Friday, November 08, 2013

Black Friday is coming...


It's November. Here in the US, we're less than three weeks out from Thanksgiving, and all I'm hearing is about the holiday.

Or not.

Oh, we're hearing about a holiday here, all right. But it isn't that day that we get together and eat and watch football games (well, some of us - I don't do football), and maybe even think about the "first Thanksgiving" in 1621 at Plymouth Colony, which was probably not historically the first time a feast for giving thanks was held in the American colonies, which some people believe was manufactured for patriotic or religious reasons anyway, and which, in any case, was not proclaimed a national holiday until 1863 by President Abraham Lincoln, right in the middle of the Civil War. And it wasn't even Lincoln's idea; he was moved, it is said, to proclaim the holiday after a series of editorials written by Sarah Josepha Hale (who also wrote or co-wrote - depending on which story you buy - "Mary Had A Little Lamb").

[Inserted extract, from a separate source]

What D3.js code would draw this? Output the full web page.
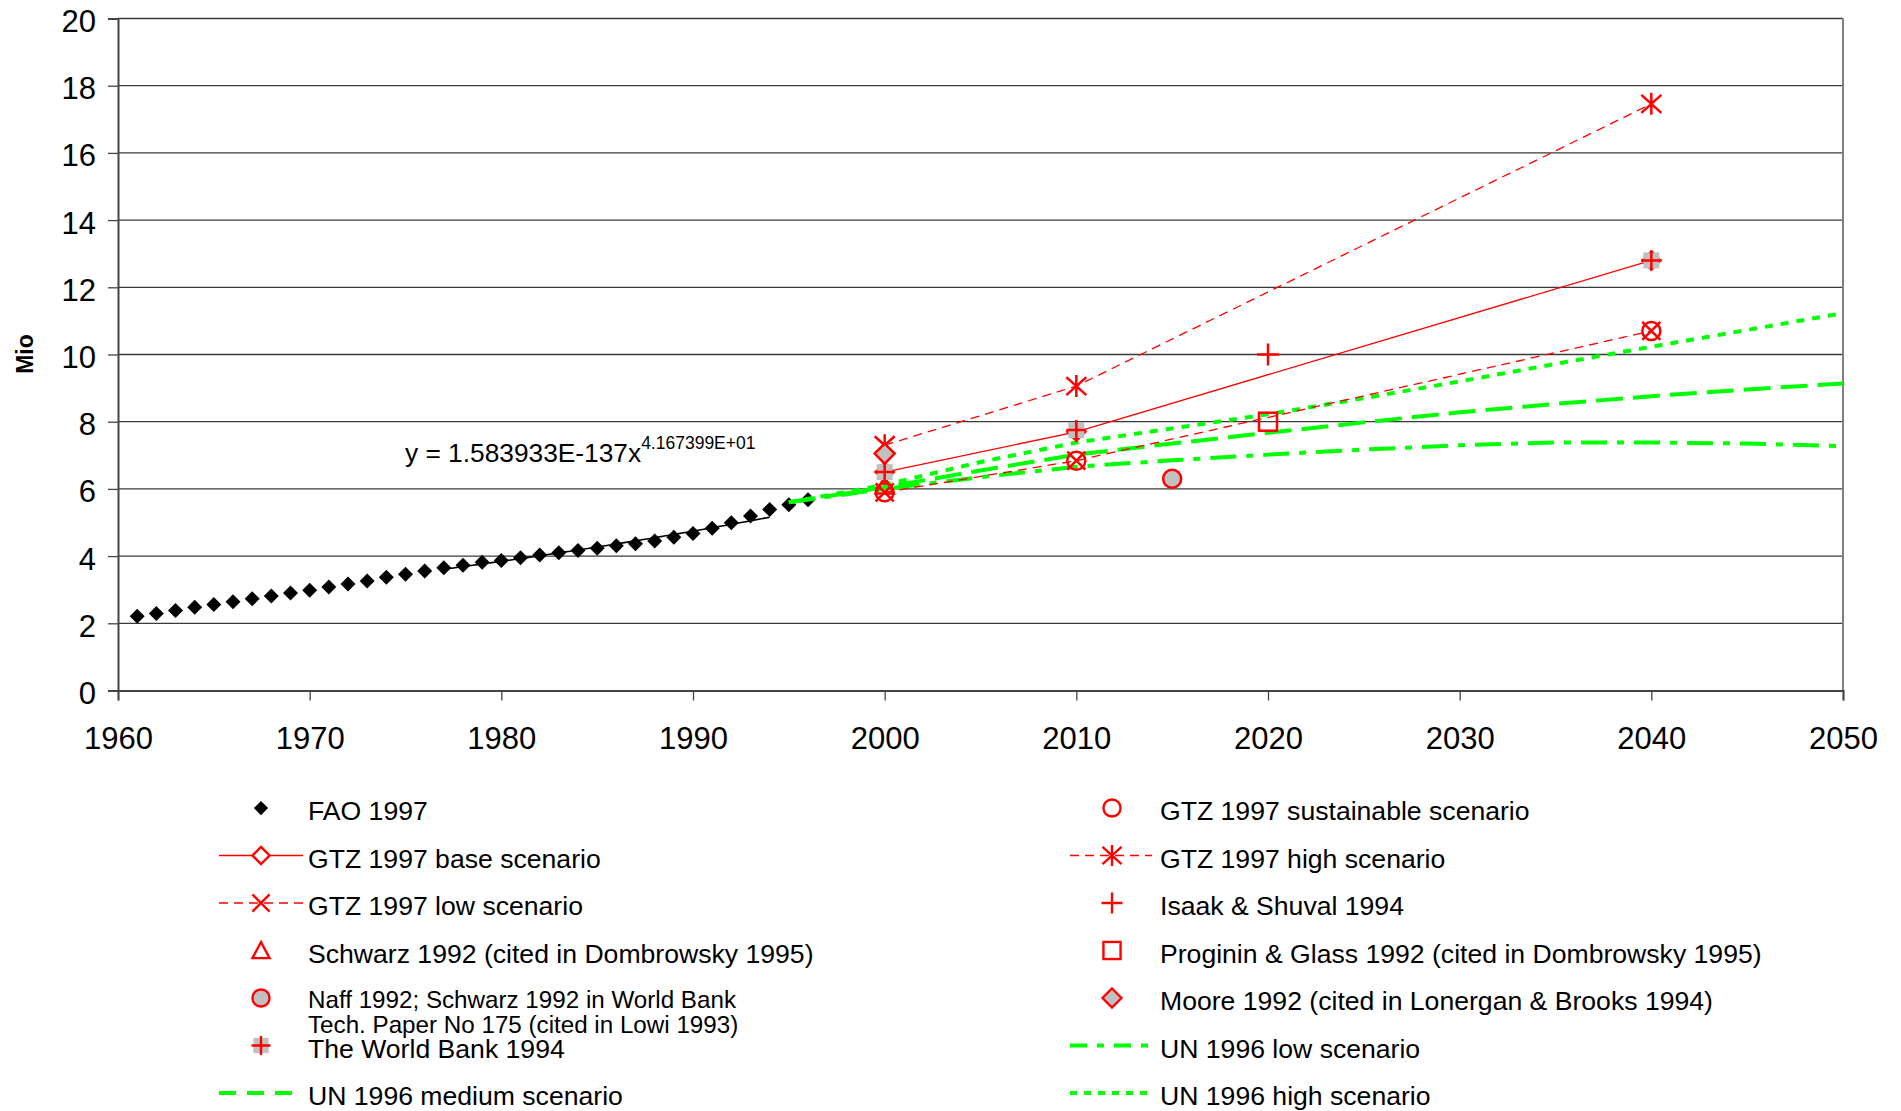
<!DOCTYPE html>
<html><head><meta charset="utf-8">
<script src="https://cdn.jsdelivr.net/npm/d3@7"></script>
<style>html,body{margin:0;padding:0;background:#fff;overflow:hidden}svg{display:block;font-family:"Liberation Sans",Arial,sans-serif}</style>
</head><body><svg id="c" width="1901" height="1111"></svg>
<script>
// ---- data ----
const faoYears = [1961,1962,1963,1964,1965,1966,1967,1968,1969,1970,1971,1972,1973,1974,1975,1976,1977,1978,1979,1980,1981,1982,1983,1984,1985,1986,1987,1988,1989,1990,1991,1992,1993,1994,1995,1996];
const faoValues = [2.21,2.29,2.38,2.48,2.56,2.64,2.73,2.81,2.90,2.98,3.08,3.17,3.26,3.37,3.46,3.56,3.65,3.73,3.82,3.87,3.95,4.03,4.10,4.17,4.23,4.31,4.37,4.45,4.56,4.67,4.83,4.99,5.19,5.39,5.53,5.68];
const trendCoef = [1.583933e-137, 41.67399];
const trendYears = [1977, 1994];
const gtzYears = [2000, 2010, 2040];
const gtzBase = [6.5, 7.7, 12.8];
const gtzLow = [5.9, 6.84, 10.7];
const gtzHigh = [7.3, 9.06, 17.46];
const gtzSustainable = [5.9, 6.84, 10.7];
const schwarzYears = [2000];
const schwarzValues = [6.1];
const naffYears = [2015];
const naffValues = [6.3];
const worldBankYears = [2000, 2010, 2040];
const worldBankValues = [6.5, 7.75, 12.8];
const isaakYears = [2020];
const isaakValues = [10.0];
const proginYears = [2020];
const proginValues = [8.0];
const mooreYears = [2000];
const mooreValues = [7.05];
const unYears = [1995,2000,2005,2010,2015,2020,2025,2030,2035,2040,2045,2050];
const unLow = [5.6,6.0,6.35,6.66,6.85,7.02,7.17,7.3,7.38,7.38,7.35,7.27];
const unMedium = [5.6,6.05,6.55,7.02,7.35,7.67,7.98,8.28,8.53,8.76,8.96,9.14];
const unHigh = [5.6,6.12,6.8,7.38,7.8,8.22,8.7,9.2,9.72,10.23,10.73,11.23];
const xTicks = [1960,1970,1980,1990,2000,2010,2020,2030,2040,2050];
const yTicks = [0,2,4,6,8,10,12,14,16,18,20];
const yTitle = "Mio";
const eqMain = "y = 1.583933E-137x";
const eqSup = "4.167399E+01";
const legendLeft = ["FAO 1997","GTZ 1997 base scenario","GTZ 1997 low scenario","Schwarz 1992 (cited in Dombrowsky 1995)",["Naff 1992; Schwarz 1992 in World Bank","Tech. Paper No 175 (cited in Lowi 1993)"],"The World Bank 1994","UN 1996 medium scenario"];
const legendRight = ["GTZ 1997 sustainable scenario","GTZ 1997 high scenario","Isaak & Shuval 1994","Proginin & Glass 1992 (cited in Dombrowsky 1995)","Moore 1992 (cited in Lonergan & Brooks 1994)","UN 1996 low scenario","UN 1996 high scenario"];

// ---- setup ----
const svg = d3.select("#c");
svg.append("rect").attr("width",1901).attr("height",1111).attr("fill","#fff");
const L=118, R=1843, T=18.5, B=690.5;
const x = d3.scaleLinear().domain([1960,2050]).range([L,R]);
const y = d3.scaleLinear().domain([0,20]).range([B,T]);
const RED="#ff0000", GREEN="#00ff00", GREY="#c0c0c0";

// gridlines
svg.append("g").selectAll("line").data(yTicks.filter(d=>d>0)).join("line")
  .attr("x1",L).attr("x2",R).attr("y1",d=>y(d)).attr("y2",d=>y(d))
  .attr("stroke","#3a3a3a").attr("stroke-width",1.3);
// right border
svg.append("line").attr("x1",R).attr("x2",R).attr("y1",T).attr("y2",B).attr("stroke","#808080").attr("stroke-width",2);

// axes
const yAxis = svg.append("g").attr("transform",`translate(${L},0)`)
  .call(d3.axisLeft(y).tickValues(yTicks).tickSize(10).tickPadding(12).tickFormat(d3.format("d")));
const xAxis = svg.append("g").attr("transform",`translate(0,${B})`)
  .call(d3.axisBottom(x).tickValues(xTicks).tickSize(10).tickPadding(26).tickFormat(d3.format("d")));
[yAxis,xAxis].forEach(a=>{
  a.select(".domain").attr("stroke","#444").attr("stroke-width",2);
  a.selectAll(".tick line").attr("stroke","#444").attr("stroke-width",1.3);
  a.selectAll("text").attr("font-size",31).attr("fill","#000").attr("font-family",'"Liberation Sans",Arial,sans-serif');
});
yAxis.selectAll("text").attr("dy","0.42em");

svg.append("text").attr("transform","translate(33,354) rotate(-90)").attr("text-anchor","middle")
  .attr("font-weight","bold").attr("font-size",23).text(yTitle);

// ---- markers ----
function marker(sel, type, cx, cy, s=1){
  const g = sel.append("g").attr("transform",`translate(${cx},${cy}) scale(${s})`);
  const st = (e)=>e.attr("stroke",RED).attr("stroke-width",2.5);
  switch(type){
    case "fao": g.append("path").attr("d","M0,-7.5L7.5,0L0,7.5L-7.5,0Z").attr("fill","#000"); break;
    case "diamondOpen": st(g.append("path").attr("d","M0,-9L9,0L0,9L-9,0Z").attr("fill","#fff")); break;
    case "x": st(g.append("path").attr("d","M-9,-9L9,9M-9,9L9,-9").attr("fill","none")); break;
    case "triangle": st(g.append("path").attr("d","M0,-9L9,8L-9,8Z").attr("fill","none")); break;
    case "circleGrey": st(g.append("circle").attr("r",9).attr("fill",GREY)); break;
    case "wb": g.append("rect").attr("x",-8).attr("y",-8).attr("width",16).attr("height",16).attr("fill",GREY);
               st(g.append("path").attr("d","M-10,0H10M0,-10V10")); break;
    case "circleOpen": st(g.append("circle").attr("r",9).attr("fill","none")); break;
    case "asterisk": st(g.append("path").attr("d","M-10,-9L10,9M-10,9L10,-9M0,-11V11").attr("fill","none")); break;
    case "plus": st(g.append("path").attr("d","M-11,0H11M0,-11V11")); break;
    case "square": st(g.append("rect").attr("x",-9).attr("y",-9).attr("width",18).attr("height",18).attr("fill","none")); break;
    case "diamondGrey": st(g.append("path").attr("d","M0,-10L10,0L0,10L-10,0Z").attr("fill",GREY)); break;
  }
}
const line = d3.line().x(d=>x(d[0])).y(d=>y(d[1]));
const zip = (a,b)=>a.map((v,i)=>[v,b[i]]);

// FAO points
const plot = svg.append("g");
zip(faoYears,faoValues).forEach(d=>marker(plot,"fao",x(d[0]),y(d[1])));
// trend line (from the equation shown on the chart)
const trendPts = d3.range(trendYears[0], trendYears[1]+0.01, 0.25).map(t=>[t, trendCoef[0]*Math.pow(t,trendCoef[1])]);
plot.append("path").attr("d",line(trendPts)).attr("fill","none").attr("stroke","#000").attr("stroke-width",1.6);

// UN lines
const unStyles = [[unLow,"26,10,7,10"],[unMedium,"27,10"],[unHigh,"8,8"]];
unStyles.forEach(([v,da])=>plot.append("path").attr("d",line(zip(unYears,v))).attr("fill","none")
  .attr("stroke",GREEN).attr("stroke-width",4).attr("stroke-dasharray",da));

// GTZ lines
plot.append("path").attr("d",line(zip(gtzYears,gtzBase))).attr("fill","none").attr("stroke",RED).attr("stroke-width",1.3);
plot.append("path").attr("d",line(zip(gtzYears,gtzLow))).attr("fill","none").attr("stroke",RED).attr("stroke-width",1.3).attr("stroke-dasharray","9,6");
plot.append("path").attr("d",line(zip(gtzYears,gtzHigh))).attr("fill","none").attr("stroke",RED).attr("stroke-width",1.3).attr("stroke-dasharray","9,6");

// point markers
const pointSets = [
  [schwarzYears,schwarzValues,"triangle"],
  [gtzYears,gtzBase,"diamondOpen"],
  [gtzYears,gtzLow,"x"],
  [gtzYears,gtzSustainable,"circleOpen"],
  [naffYears,naffValues,"circleGrey"],
  [worldBankYears,worldBankValues,"wb"],
  [gtzYears,gtzHigh,"asterisk"],
  [isaakYears,isaakValues,"plus"],
  [proginYears,proginValues,"square"],
  [mooreYears,mooreValues,"diamondGrey"]
];
pointSets.forEach(([xs,vs,t])=>zip(xs,vs).forEach(d=>marker(plot,t,x(d[0]),y(d[1]))));

// equation
const eq = svg.append("text").attr("x",405).attr("y",462).attr("font-size",26.3).attr("fill","#000");
eq.append("tspan").text(eqMain);
eq.append("tspan").attr("font-size",17.5).attr("dy",-13).text(eqSup);

// ---- legend ----
const lg = svg.append("g");
const rowY = i => 808 + i*47.5;
function legLine(x1,x2,yy,color,w,da){
  const l = lg.append("line").attr("x1",x1).attr("x2",x2).attr("y1",yy).attr("y2",yy).attr("stroke",color).attr("stroke-width",w);
  if(da) l.attr("stroke-dasharray",da);
}
function legText(xx,yy,t){
  if(Array.isArray(t)){
    t.forEach((s,j)=>lg.append("text").attr("x",xx).attr("y",yy+10+j*25).attr("font-size",24.2).text(s));
  } else lg.append("text").attr("x",xx).attr("y",yy+12).attr("font-size",26.6).text(t);
}
const leftSpec = [
  {m:"fao"},
  {m:"diamondOpen", ln:[RED,1.3,null]},
  {m:"x", ln:[RED,1.3,"9,6"]},
  {m:"triangle"},
  {m:"circleGrey"},
  {m:"wb"},
  {ln:[GREEN,4,"17,11"]}
];
const rightSpec = [
  {m:"circleOpen"},
  {m:"asterisk", ln:[RED,1.3,"9,6"]},
  {m:"plus"},
  {m:"square"},
  {m:"diamondGrey"},
  {ln:[GREEN,4,"17,10,7,10"]},
  {ln:[GREEN,4,"7,7"]}
];
function drawCol(spec,labels,x1,x2,mx,tx){
  spec.forEach((s,i)=>{
    const yy=rowY(i);
    if(s.ln) legLine(x1,x2,yy,s.ln[0],s.ln[1],s.ln[2]);
    if(s.m) marker(lg,s.m,mx,yy,0.95);
    legText(tx,yy,labels[i]);
  });
}
drawCol(leftSpec,legendLeft,219,303,261,308);
drawCol(rightSpec,legendRight,1070,1152,1112,1160);
</script></body></html>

But, no matter its origin, Thanksgiving has held on from it's proclamation in 1621 until today. Which is kind of a minor miracle, considering the angst that surrounds it due to the fact that some people think it is right up there with Columbus Day as a holiday celebrating the colonial impulse and the subjugation and genocide of the Native American peoples Columbus, and then the colonists, wrought here. Well, Americans let very little get between themselves and their eating holidays, so that's probably part of the reason we still spend all that money and time preparing a feast that then promptly gets demolished in less than an hour, even if we do feel bad about how the Native Americans were treated by some of our forefathers and foremothers.

Not my foremothers and forefathers, by the way. As far as I know I'm generations away from being able to trace any ancestors back to the colonies; all of my mother's relatives that we know anything about did not come to the United States until sometime after the Civil War and my dad's family didn't get here until after World War I. My father's immediate family - him, his mother and his father - did not get here until early 1925, when my dad was two and a half years old.

There are those who have proposed that Thanksgiving be turned from a day of feasting and thanks into a Day of National Atonement and fasting. I suspect that however well-meant that idea is, not many people are going to buy into it. Maybe as a separate day, but not as a replacement for turkey, pumpkin pie, and sports.

However, Thanksgiving has apparently been at least partly supplanted by the holiday I've heard much more about this year than Turkey Day itself. That Holiday is Black Friday, the ultimate American holiday, celebrating naked capitalism at its most mercenary.

Black Friday, as far as I have been able to tell, has been getting far more attention this year than Thanksgiving has. This is partly because it is starting to creep forward into Thanksgiving Day itself. There has been a great deal of publicity, and more than a little disapproval, about the fact that this year K-Mart is planning on keeping its stores open on Thanksgiving Day itself, opening at 8 p.m. on Thursday.

I'm not sure why this is such a big deal this year. Wal-Mart did that last year, and other chain stores, such as Sears and Target plan to open at either 8 p.m. or 9 p.m. on Thursday. This comes after years of competing stores opening earlier and earlier, first at 5 or 6 a.m. on Friday before pushing opening hours to 4 a.m. or earlier, with some stores last year opening at midnight.

The retail community supports this madness by citing numbers showing that retail stores make most of their money during the Christmas shopping season. Every year, the companies and others issue predictions about how much they expect sales to rise from the year before, and shoppers are urged to get out and do their part to push those numbers up. And, as statistics and news reports show, shoppers are happy to comply, sometimes camping out for hours before the stores are scheduled to open. And they take their shopping very seriously - in the past few years there have been arrests, assaults, shootings and even deaths by trampling during Black Friday shopping.

I think this is all nuts. Even when I could afford it, I never shopped on Black Friday. In fact, I've always made it a point not to spend any money at all if I can help it on the day after Thanksgiving. I'll be honest...I like my sleep too much to get up at the butt-crack of dawn or earlier to go stand in like in the dark and cold just to make sure that retailers can report a good bottom line in their fiscal fourth quarter. I also don't like being told that if I don't participate in this holiday - in Black Friday - then I'm not doing my patriotic duty to keep retailers rolling in the dough. It's their job to generate sales, not mine.

I'm certainly not going to tell anybody who wants to get up in the cold and dark and go shopping not to do so. I am going to say that you should only do that if you really want to, and that you shouldn't let the retailers guilt you into participating. You also shouldn't fall for the "great bargains" that some retailers offer without saying that they are only offering a limited (and very small) number of particular items at the advertised price and that most shoppers are not likely to be able to get those items at that very good price. That's called "bait and switch" where I come from.

My plan is to enjoy Thanksgiving quietly and then sleep late on Black Friday and spend the rest of the day reading and writing and working on the handmade gifts that I intend to give. Oh, and on Thursday having my annual listen to "Alice's Restaurant", the only Thanksgiving song I know. That seems a much more sane way to spend my time on those days.